**What is being asked:** Go through the data below and copy it exactly, skipping every picture.

**Source data:**
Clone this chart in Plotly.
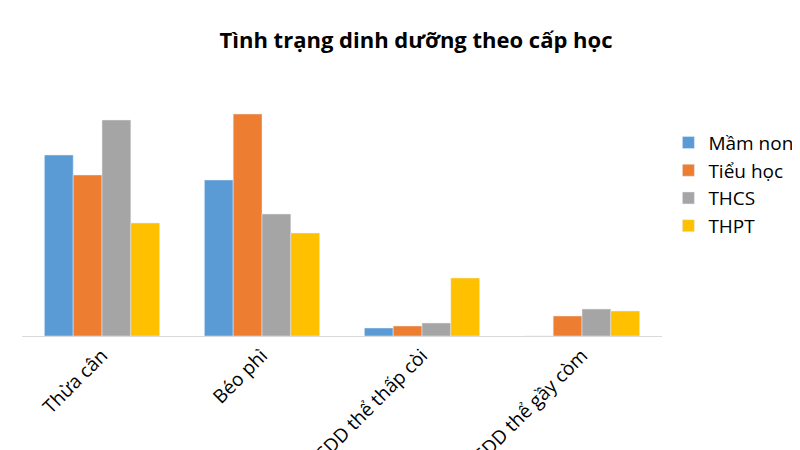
import plotly.graph_objects as go

categories = ["Thừa cân", "Béo phì", "SDD thể thấp còi", "SDD thể gầy còm"]
mam_non = [181, 156, 8, 0]
tieu_hoc = [161, 222, 10, 20]
thcs = [216, 122, 13, 27]
thpt = [113, 103, 58, 25]

series = [("Mầm non", mam_non, "#5B9BD5"), ("Tiểu học", tieu_hoc, "#ED7D31"),
          ("THCS", thcs, "#A5A5A5"), ("THPT", thpt, "#FFC000")]

fig = go.Figure()
for name, vals, col in series:
    fig.add_bar(x=categories, y=vals, name=name, marker_color=col)

fig.update_layout(
    width=800, height=450, barmode="group", bargap=0.28, bargroupgap=0,
    plot_bgcolor="white", paper_bgcolor="white",
    font=dict(family="Open Sans, Liberation Sans, sans-serif", color="#000", size=19),
    title=dict(text="<b>Tình trạng dinh dưỡng theo cấp học</b>", x=0.51, xanchor="center", y=0.945, font=dict(size=22)),
    margin=dict(l=14, r=146, t=52, b=122, autoexpand=False),
    legend=dict(x=1.01, y=0.55, yanchor="middle", font=dict(size=19), itemwidth=30, tracegroupgap=0),
    xaxis=dict(tickangle=-45, showline=True, linecolor="#D9D9D9", automargin=False, ticks=""),
    yaxis=dict(range=[0, 276], visible=False),
)
fig.write_html("out.html")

**Full output:**
Clone this chart in Plotly.
import plotly.graph_objects as go

categories = ["Thừa cân", "Béo phì", "SDD thể thấp còi", "SDD thể gầy còm"]
mam_non = [181, 156, 8, 0]
tieu_hoc = [161, 222, 10, 20]
thcs = [216, 122, 13, 27]
thpt = [113, 103, 58, 25]

series = [("Mầm non", mam_non, "#5B9BD5"), ("Tiểu học", tieu_hoc, "#ED7D31"),
          ("THCS", thcs, "#A5A5A5"), ("THPT", thpt, "#FFC000")]

fig = go.Figure()
for name, vals, col in series:
    fig.add_bar(x=categories, y=vals, name=name, marker_color=col)

fig.update_layout(
    width=800, height=450, barmode="group", bargap=0.28, bargroupgap=0,
    plot_bgcolor="white", paper_bgcolor="white",
    font=dict(family="Open Sans, Liberation Sans, sans-serif", color="#000", size=19),
    title=dict(text="<b>Tình trạng dinh dưỡng theo cấp học</b>", x=0.51, xanchor="center", y=0.945, font=dict(size=22)),
    margin=dict(l=14, r=146, t=52, b=122, autoexpand=False),
    legend=dict(x=1.01, y=0.55, yanchor="middle", font=dict(size=19), itemwidth=30, tracegroupgap=0),
    xaxis=dict(tickangle=-45, showline=True, linecolor="#D9D9D9", automargin=False, ticks=""),
    yaxis=dict(range=[0, 276], visible=False),
)
fig.write_html("out.html")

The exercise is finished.